***** Extracted entries *****

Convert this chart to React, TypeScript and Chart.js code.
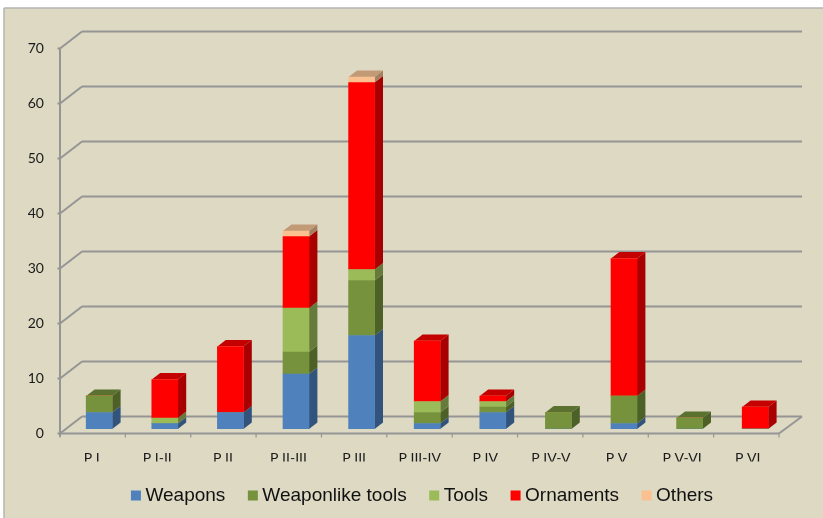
import { useEffect, useRef } from "react";
import { Chart, registerables } from "chart.js";

Chart.register(...registerables);

const categories = ["P I", "P I-II", "P II", "P II-III", "P III", "P III-IV", "P IV", "P IV-V", "P V", "P V-VI", "P VI"];
const weapons = [3, 1, 3, 10, 17, 1, 3, 0, 1, 0, 0];
const weaponlikeTools = [3, 0, 0, 4, 10, 2, 1, 3, 5, 2, 0];
const tools = [0, 1, 0, 8, 2, 2, 1, 0, 0, 0, 0];
const ornaments = [0, 7, 12, 13, 34, 11, 1, 0, 25, 0, 4];
const others = [0, 0, 0, 1, 1, 0, 0, 0, 0, 0, 0];
const yTicks = [0, 10, 20, 30, 40, 50, 60, 70];

const seriesStyles = [
  { label: "Weapons", data: weapons, front: "#4F81BD", side: "#31537C", top: "#3D6493" },
  { label: "Weaponlike tools", data: weaponlikeTools, front: "#76923C", side: "#4D6027", top: "#5B7130" },
  { label: "Tools", data: tools, front: "#9BBB59", side: "#667A3B", top: "#7A9346" },
  { label: "Ornaments", data: ornaments, front: "#FF0000", side: "#A80000", top: "#C40000" },
  { label: "Others", data: others, front: "#FAC090", side: "#A57F5F", top: "#C39A76" },
];

const WALL = "#959595";
const BAR_DX = 8.4;
const BAR_DY = 6.5;

function polygon(ctx: CanvasRenderingContext2D, pts: number[][], fill: string) {
  ctx.beginPath();
  pts.forEach(([x, y], i) => (i ? ctx.lineTo(x, y) : ctx.moveTo(x, y)));
  ctx.closePath();
  ctx.fillStyle = fill;
  ctx.fill();
}

function line(ctx: CanvasRenderingContext2D, x1: number, y1: number, x2: number, y2: number) {
  ctx.beginPath();
  ctx.moveTo(x1, y1);
  ctx.lineTo(x2, y2);
  ctx.stroke();
}

// Panel behind the plot, with its thin frame along the top and left.
const panelPlugin = {
  id: "panel",
  beforeDraw(chart: any) {
    const { ctx, width, height } = chart;
    ctx.save();
    ctx.fillStyle = "#FFFFFF";
    ctx.fillRect(0, 0, width, height);
    ctx.fillStyle = "#DDD9C3";
    ctx.fillRect(4, 8, width - 4, height - 8);
    ctx.strokeStyle = "#B4B4B0";
    ctx.lineWidth = 1.5;
    line(ctx, 4, 8, width, 8);
    line(ctx, 4, 8, 4, height);
    ctx.restore();
  },
};

// Places the legend under the plot, off-centre towards the right.
const legendPlacementPlugin = {
  id: "legendPlacement",
  afterLayout(chart: any) {
    const legend = chart.legend;
    legend.left += 30.5;
    legend.right += 30.5;
    legend.top -= 3;
    legend.bottom -= 3;
  },
};

// Back wall, side wall and floor of the box, plus the depth faces of the bars.
const boxPlugin = {
  id: "box",
  beforeDatasetsDraw(chart: any) {
    const { ctx, chartArea, scales } = chart;
    const y = scales.y;
    const frontLeft = chartArea.left - 6.4;
    const frontRight = chartArea.right - 9;
    const backLeft = chartArea.left + 15.6;
    const backRight = chartArea.right + 14;
    const toFront = 4.5;
    const toBack = -12.5;
    ctx.save();
    ctx.strokeStyle = WALL;
    ctx.lineWidth = 2;
    yTicks.forEach((v) => {
      const py = y.getPixelForValue(v);
      line(ctx, frontLeft, py + toFront, backLeft, py + toBack);
      line(ctx, backLeft, py + toBack, backRight, py + toBack);
      line(ctx, frontLeft - 2.5, py + toFront, frontLeft, py + toFront);
    });
    const floorY = y.getPixelForValue(0) + toFront;
    line(ctx, frontLeft, y.getPixelForValue(70) + toFront, frontLeft, floorY + 3);
    line(ctx, frontLeft, floorY, frontRight, floorY);
    line(ctx, frontRight, floorY, backRight, floorY - 17);
    ctx.lineWidth = 1.2;
    const step = (frontRight - frontLeft) / categories.length;
    for (let i = 0; i <= categories.length; i++) {
      line(ctx, frontLeft + step * i, floorY, frontLeft + step * i, floorY + 4);
    }

    categories.forEach((_, c) => {
      let topmost = -1;
      seriesStyles.forEach((s, d) => {
        if (s.data[c] > 0) topmost = d;
      });
      seriesStyles.forEach((s, d) => {
        if (!s.data[c]) return;
        const bar = chart.getDatasetMeta(d).data[c];
        const right = bar.x + bar.width / 2;
        const left = bar.x - bar.width / 2;
        polygon(
          ctx,
          [
            [right, bar.base],
            [right + BAR_DX, bar.base - BAR_DY],
            [right + BAR_DX, bar.y - BAR_DY],
            [right, bar.y],
          ],
          s.side
        );
        if (d === topmost) {
          polygon(
            ctx,
            [
              [left, bar.y],
              [left + BAR_DX, bar.y - BAR_DY],
              [right + BAR_DX, bar.y - BAR_DY],
              [right, bar.y],
            ],
            s.top
          );
        }
      });
    });
    ctx.restore();
  },
};

export default function App() {
  const canvasRef = useRef<HTMLCanvasElement>(null);

  useEffect(() => {
    document.body.style.margin = "0";
    const chart = new Chart(canvasRef.current as HTMLCanvasElement, {
      type: "bar",
      data: {
        labels: categories,
        datasets: seriesStyles.map((s) => ({
          label: s.label,
          data: s.data,
          backgroundColor: s.front,
          borderWidth: 0,
          barThickness: 26,
          stack: "finds",
        })),
      },
      options: {
        animation: false,
        responsive: false,
        devicePixelRatio: 1,
        layout: { autoPadding: false, padding: { top: 44, left: 0, right: 35, bottom: 0 } },
        plugins: {
          title: { display: false },
          tooltip: { enabled: false },
          legend: {
            position: "bottom",
            labels: {
              font: { family: "'Liberation Sans'", size: 19 },
              color: "#111111",
              usePointStyle: true,
              pointStyle: "rect",
              boxWidth: 0.01,
              boxHeight: 10,
              padding: 27.5,
            },
          },
        },
        scales: {
          x: {
            stacked: true,
            grid: { display: false },
            border: { display: false },
            afterFit: (scale: any) => {
              scale.height = 32.5;
            },
            ticks: {
              font: { family: "Lato", size: 14 },
              color: "#1A1A1A",
              padding: 13,
              labelOffset: -7.5,
              autoSkip: false,
              maxRotation: 0,
            },
          },
          y: {
            stacked: true,
            min: 0,
            max: 70,
            grid: { display: false },
            border: { display: false },
            afterFit: (scale: any) => {
              scale.width = 66.4;
            },
            ticks: {
              stepSize: 10,
              font: { family: "Lato", size: 14 },
              color: "#1A1A1A",
              padding: 14.5,
              labelOffset: 4.5,
            },
          },
        },
      },
      plugins: [panelPlugin, legendPlacementPlugin, boxPlugin],
    } as any);
    return () => chart.destroy();
  }, []);

  return <canvas ref={canvasRef} width={823} height={518} style={{ display: "block" }} />;
}
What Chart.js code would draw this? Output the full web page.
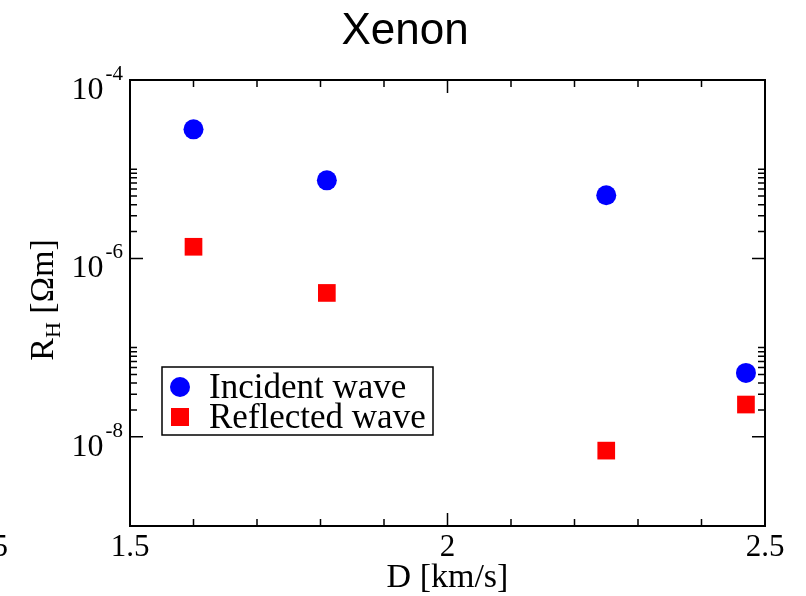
<!DOCTYPE html>
<html>
<head>
<meta charset="utf-8">
<script src="https://cdn.jsdelivr.net/npm/chart.js@4.4.1/dist/chart.umd.min.js"></script>
<style>
  html, body { margin: 0; padding: 0; background: #fff; }
  #wrap { width: 806px; height: 596px; position: relative; }
</style>
</head>
<body>
<div id="wrap"><canvas id="xenonChart"></canvas></div>
<script>
// Shock speed D [km/s]
const detonationSpeed = [1.6, 1.81, 2.25, 2.47];
// Hall coefficient R_H [Ohm m]
const incidentWave = [2.8e-5, 7.5e-6, 5.1e-6, 5.2e-8];
const reflectedWave = [1.35e-6, 4.1e-7, 7.0e-9, 2.3e-8];

const seriesLabels = ['Incident wave', 'Reflected wave'];
const xTicks = [1.5, 2, 2.5];
const xTickLabels = ['1.5', '2', '2.5'];
const yTickExponents = [-4, -6, -8];

const SERIF = '"Liberation Serif", "Times New Roman", serif';
const SANS = '"Liberation Sans", Arial, sans-serif';

function toPoints(ys) {
    return ys.map((y, i) => ({ x: detonationSpeed[i], y: y }));
}

// draws frame, inward ticks, labels, titles and the boxed legend
const gracePlugin = {
    id: 'graceStyle',
    afterDraw(chart) {
        const ctx = chart.ctx;
        const area = chart.chartArea;
        const xs = chart.scales.x;
        const ys = chart.scales.y;
        ctx.save();
        ctx.strokeStyle = '#000';
        ctx.fillStyle = '#000';

        // frame
        ctx.lineWidth = 2;
        ctx.strokeRect(area.left, area.top, area.right - area.left, area.bottom - area.top);

        // x ticks (every 0.1, major every 0.5)
        ctx.lineWidth = 1.5;
        for (let i = 0; i <= 10; i++) {
            const v = 1.5 + i * 0.1;
            const px = xs.getPixelForValue(v);
            const len = (i % 5 === 0) ? 13 : 7;
            ctx.beginPath();
            ctx.moveTo(px, area.bottom); ctx.lineTo(px, area.bottom - len);
            ctx.moveTo(px, area.top); ctx.lineTo(px, area.top + len);
            ctx.stroke();
        }

        // y ticks: major every 2 decades, minor k*10^e for k = 2..10
        yTickExponents.forEach(e => {
            const py = ys.getPixelForValue(Math.pow(10, e));
            ctx.beginPath();
            ctx.moveTo(area.left, py); ctx.lineTo(area.left + 13, py);
            ctx.moveTo(area.right, py); ctx.lineTo(area.right - 13, py);
            ctx.stroke();
            if (e - 2 >= -9) {
                for (let k = 2; k <= 10; k++) {
                    const pm = ys.getPixelForValue(k * Math.pow(10, e - 2));
                    ctx.beginPath();
                    ctx.moveTo(area.left, pm); ctx.lineTo(area.left + 7, pm);
                    ctx.moveTo(area.right, pm); ctx.lineTo(area.right - 7, pm);
                    ctx.stroke();
                }
            }
        });

        // x tick labels
        ctx.font = '31px ' + SERIF;
        ctx.textAlign = 'center';
        ctx.textBaseline = 'alphabetic';
        xTicks.forEach((v, i) => {
            ctx.fillText(xTickLabels[i], xs.getPixelForValue(v), area.bottom + 30);
        });
        // clipped label of the neighbouring panel
        ctx.textAlign = 'right';
        ctx.fillText('2.5', 8, area.bottom + 30);

        // y tick labels 10^e
        yTickExponents.forEach(e => {
            const py = ys.getPixelForValue(Math.pow(10, e));
            const right = area.left - 7;
            ctx.textAlign = 'right';
            ctx.font = '21px ' + SERIF;
            const sup = String(e);
            const supW = ctx.measureText(sup).width;
            ctx.fillText(sup, right, py);
            ctx.font = '32px ' + SERIF;
            ctx.fillText('10', right - supW - 2, py + 19);
        });

        // x axis title
        ctx.textAlign = 'center';
        ctx.font = '34px ' + SERIF;
        ctx.fillText('D [km/s]', (area.left + area.right) / 2, area.bottom + 61);

        // y axis title, rotated, with subscript
        ctx.save();
        ctx.translate(53, (area.top + area.bottom) / 2 - 3);
        ctx.rotate(-Math.PI / 2);
        ctx.textAlign = 'left';
        ctx.font = '34px ' + SERIF;
        const wR = ctx.measureText('R').width;
        const wRest = ctx.measureText(' [\u03A9m]').width;
        ctx.font = '22px ' + SERIF;
        const wH = ctx.measureText('H').width;
        let x0 = -(wR + wH + wRest) / 2;
        ctx.font = '34px ' + SERIF;
        ctx.fillText('R', x0, 0);
        ctx.font = '22px ' + SERIF;
        ctx.fillText('H', x0 + wR, 7);
        ctx.font = '34px ' + SERIF;
        ctx.fillText(' [\u03A9m]', x0 + wR + wH, 0);
        ctx.restore();

        // chart title
        ctx.textAlign = 'center';
        ctx.font = '44px ' + SANS;
        ctx.fillText('Xenon', 405, 44);

        // legend box
        const bx = 162, by = 367, bw = 271, bh = 68;
        ctx.fillStyle = '#fff';
        ctx.fillRect(bx, by, bw, bh);
        ctx.strokeStyle = '#000';
        ctx.lineWidth = 1.5;
        ctx.strokeRect(bx, by, bw, bh);
        chart.data.datasets.forEach((ds, i) => {
            const cy = by + 20 + i * 30;
            ctx.fillStyle = ds.backgroundColor;
            if (ds.pointStyle === 'circle') {
                ctx.beginPath();
                ctx.arc(180, cy, 10, 0, Math.PI * 2);
                ctx.fill();
            } else {
                ctx.fillRect(171, cy - 9, 18, 18);
            }
            ctx.fillStyle = '#000';
            ctx.textAlign = 'left';
            ctx.font = '35px ' + SERIF;
            ctx.fillText(ds.label, 209, cy + 10.5);
        });

        ctx.restore();
    }
};

new Chart(document.getElementById('xenonChart'), {
    type: 'scatter',
    data: {
        datasets: [{
            label: seriesLabels[0],
            data: toPoints(incidentWave),
            pointStyle: 'circle',
            pointRadius: 10,
            backgroundColor: '#0000ff',
            borderWidth: 0
        }, {
            label: seriesLabels[1],
            data: toPoints(reflectedWave),
            pointStyle: 'rect',
            pointRadius: 12.5,
            backgroundColor: '#ff0000',
            borderWidth: 0
        }]
    },
    options: {
        responsive: true,
        maintainAspectRatio: false,
        animation: false,
        events: [],
        layout: { padding: { left: 130, top: 80, right: 41, bottom: 70 } },
        plugins: {
            legend: { display: false },
            tooltip: { enabled: false },
            title: { display: false }
        },
        scales: {
            x: { type: 'linear', min: 1.5, max: 2.5, display: false },
            y: { type: 'logarithmic', min: 1e-9, max: 1e-4, display: false }
        }
    },
    plugins: [gracePlugin]
});
</script>
</body>
</html>
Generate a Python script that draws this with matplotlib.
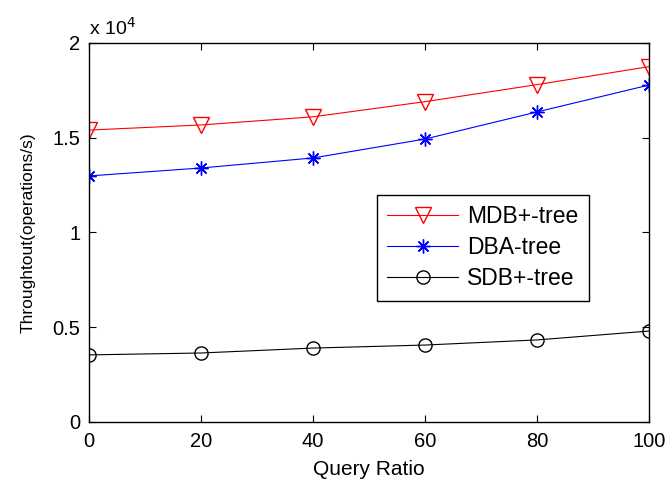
import matplotlib.pyplot as plt
import numpy as np

plt.rcParams['font.family'] = ['Liberation Sans', 'DejaVu Sans']

ratio = [0, 20, 40, 60, 80, 100]
mdb = [15400, 15670, 16100, 16900, 17800, 18750]
dba = [12980, 13400, 13930, 14930, 16360, 17780]
sdb = [3540, 3640, 3900, 4060, 4330, 4800]

fig = plt.figure(figsize=(6.68, 4.82), dpi=100)
ax = fig.add_axes([0.133, 0.1245, 0.839, 0.7865])

scale = 1e4
ax.plot(ratio, np.array(mdb) / scale, 'r-', marker='v', markersize=11,
        markerfacecolor='none', markeredgecolor='r', linewidth=0.8, label='MDB+-tree')
ax.plot(ratio, np.array(dba) / scale, 'b-', marker=(8, 2, 0), markersize=10,
        markeredgecolor='b', markeredgewidth=1.0, linewidth=0.8, label='DBA-tree')
ax.plot(ratio, np.array(sdb) / scale, 'k-', marker='o', markersize=9.5,
        markerfacecolor='none', markeredgecolor='k', linewidth=0.8, label='SDB+-tree')

ax.set_xlim(0, 100)
ax.set_ylim(0, 2)
ax.set_xticks([0, 20, 40, 60, 80, 100])
ax.set_yticks([0, 0.5, 1, 1.5, 2])
ax.set_yticklabels(['0', '0.5', '1', '1.5', '2'])
ax.tick_params(direction='in', length=5, top=True, right=True, labelsize=14.5)
ax.tick_params(axis='x', pad=7)
ax.tick_params(axis='y', pad=6)
for s in ax.spines.values():
    s.set_linewidth(1.0)

ax.set_xlabel('Query Ratio', fontsize=15, labelpad=7)
ax.set_ylabel('Throughtout(operations/s)', fontsize=12.5, labelpad=12)
ax.text(0.0, 1.012, 'x 10$^4$', transform=ax.transAxes, fontsize=14, ha='left', va='bottom')

leg = ax.legend(loc='upper left', bbox_to_anchor=(0.514, 0.599), borderaxespad=0,
                fontsize=16.5, handlelength=3.1, handletextpad=0.4, fancybox=False,
                edgecolor='k', framealpha=1, borderpad=0.45, labelspacing=0.35)
leg.get_frame().set_linewidth(1.0)

fig.savefig('out.png', dpi=100)
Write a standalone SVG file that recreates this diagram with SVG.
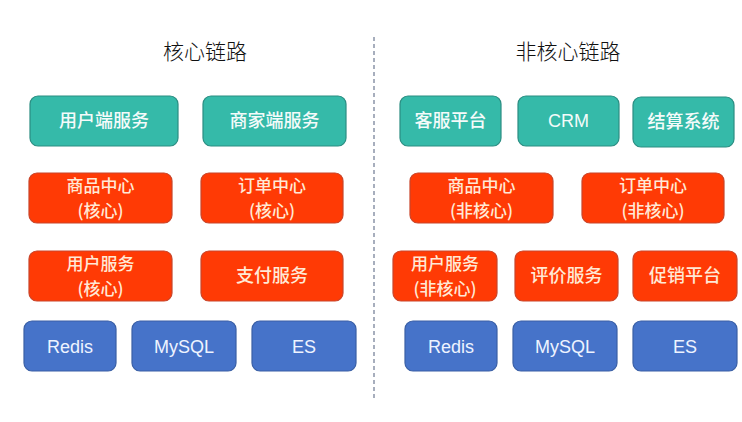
<svg xmlns="http://www.w3.org/2000/svg" width="742" height="422" viewBox="0 0 742 422">
<style>
.title{font-family:"Noto Sans CJK SC","Noto Sans",sans-serif;font-size:21px;fill:#111;text-anchor:middle;font-weight:300}
.box rect{stroke-width:1.2}
.teal rect{fill:#35baa9;stroke:#2b8d82}
.red rect{fill:#ff3a05;stroke:#c9452a}
.blue rect{fill:#4673c9;stroke:#3a5fa5}
.box text{font-family:"Noto Sans CJK SC","Liberation Sans",sans-serif;font-size:18px;text-anchor:middle;fill:#f4fbfa;font-weight:500}
.red text{fill:#ffe9d6}
.red text.l{font-size:17px}
.blue text{font-family:"Liberation Sans","Noto Sans CJK SC",sans-serif;fill:#eef3ff;font-weight:normal}
</style>
<rect width="742" height="422" fill="#ffffff"/>
<text class="title" x="205" y="59">核心链路</text>
<text class="title" x="568" y="59">非核心链路</text>
<g id="connectors">
<line x1="374" y1="37" x2="374" y2="398" stroke="#8a94a8" stroke-width="1.5" stroke-dasharray="4 3"/>
</g>
<g id="n1" class="box teal"><rect x="30" y="96" width="148" height="50" rx="8"/><text x="104" y="127">用户端服务</text></g>
<g id="n2" class="box teal"><rect x="203" y="96" width="143" height="50" rx="8"/><text x="274.5" y="127">商家端服务</text></g>
<g id="n3" class="box teal"><rect x="400" y="96" width="101" height="50" rx="8"/><text x="450.5" y="127">客服平台</text></g>
<g id="n4" class="box teal"><rect x="518" y="96" width="101" height="50" rx="8"/><text x="568.5" y="127" style="font-family:'Liberation Sans',sans-serif;font-weight:normal">CRM</text></g>
<g id="n5" class="box teal"><rect x="633" y="97" width="101" height="50" rx="8"/><text x="683.5" y="128">结算系统</text></g>
<g id="n6" class="box red"><rect x="29" y="173" width="143" height="50" rx="8"/><text class="l" x="100.5" y="192">商品中心</text><text class="l" x="100.5" y="217">(核心)</text></g>
<g id="n7" class="box red"><rect x="201" y="173" width="142" height="50" rx="8"/><text class="l" x="272" y="192">订单中心</text><text class="l" x="272" y="217">(核心)</text></g>
<g id="n8" class="box red"><rect x="410" y="173" width="143" height="50" rx="8"/><text class="l" x="481.5" y="192">商品中心</text><text class="l" x="481.5" y="217">(非核心)</text></g>
<g id="n9" class="box red"><rect x="582" y="173" width="142" height="50" rx="8"/><text class="l" x="653" y="192">订单中心</text><text class="l" x="653" y="217">(非核心)</text></g>
<g id="n10" class="box red"><rect x="29" y="251" width="143" height="50" rx="8"/><text class="l" x="100.5" y="270">用户服务</text><text class="l" x="100.5" y="295">(核心)</text></g>
<g id="n11" class="box red"><rect x="201" y="251" width="142" height="50" rx="8"/><text x="272" y="282">支付服务</text></g>
<g id="n12" class="box red"><rect x="393" y="251" width="104" height="50" rx="8"/><text class="l" x="445" y="270">用户服务</text><text class="l" x="445" y="295">(非核心)</text></g>
<g id="n13" class="box red"><rect x="515" y="251" width="103" height="50" rx="8"/><text x="566.5" y="282">评价服务</text></g>
<g id="n14" class="box red"><rect x="633" y="251" width="104" height="50" rx="8"/><text x="685" y="282">促销平台</text></g>
<g id="n15" class="box blue"><rect x="24" y="321" width="92" height="50" rx="8"/><text x="70" y="353">Redis</text></g>
<g id="n16" class="box blue"><rect x="132" y="321" width="104" height="50" rx="8"/><text x="184" y="353">MySQL</text></g>
<g id="n17" class="box blue"><rect x="252" y="321" width="104" height="50" rx="8"/><text x="304" y="353">ES</text></g>
<g id="n18" class="box blue"><rect x="405" y="321" width="92" height="50" rx="8"/><text x="451" y="353">Redis</text></g>
<g id="n19" class="box blue"><rect x="513" y="321" width="104" height="50" rx="8"/><text x="565" y="353">MySQL</text></g>
<g id="n20" class="box blue"><rect x="633" y="321" width="104" height="50" rx="8"/><text x="685" y="353">ES</text></g>
</svg>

*****

▶ Exercise description
Starting at the top of the listing above, reproduce each line up to and including the one with "Chart.register(...registerables);"; omit the pictures.

▶ Exercise result
Convert this chart to React, TypeScript and Chart.js code.
import { useEffect, useRef } from "react";
import { Chart, registerables } from "chart.js";

Chart.register(...registerables);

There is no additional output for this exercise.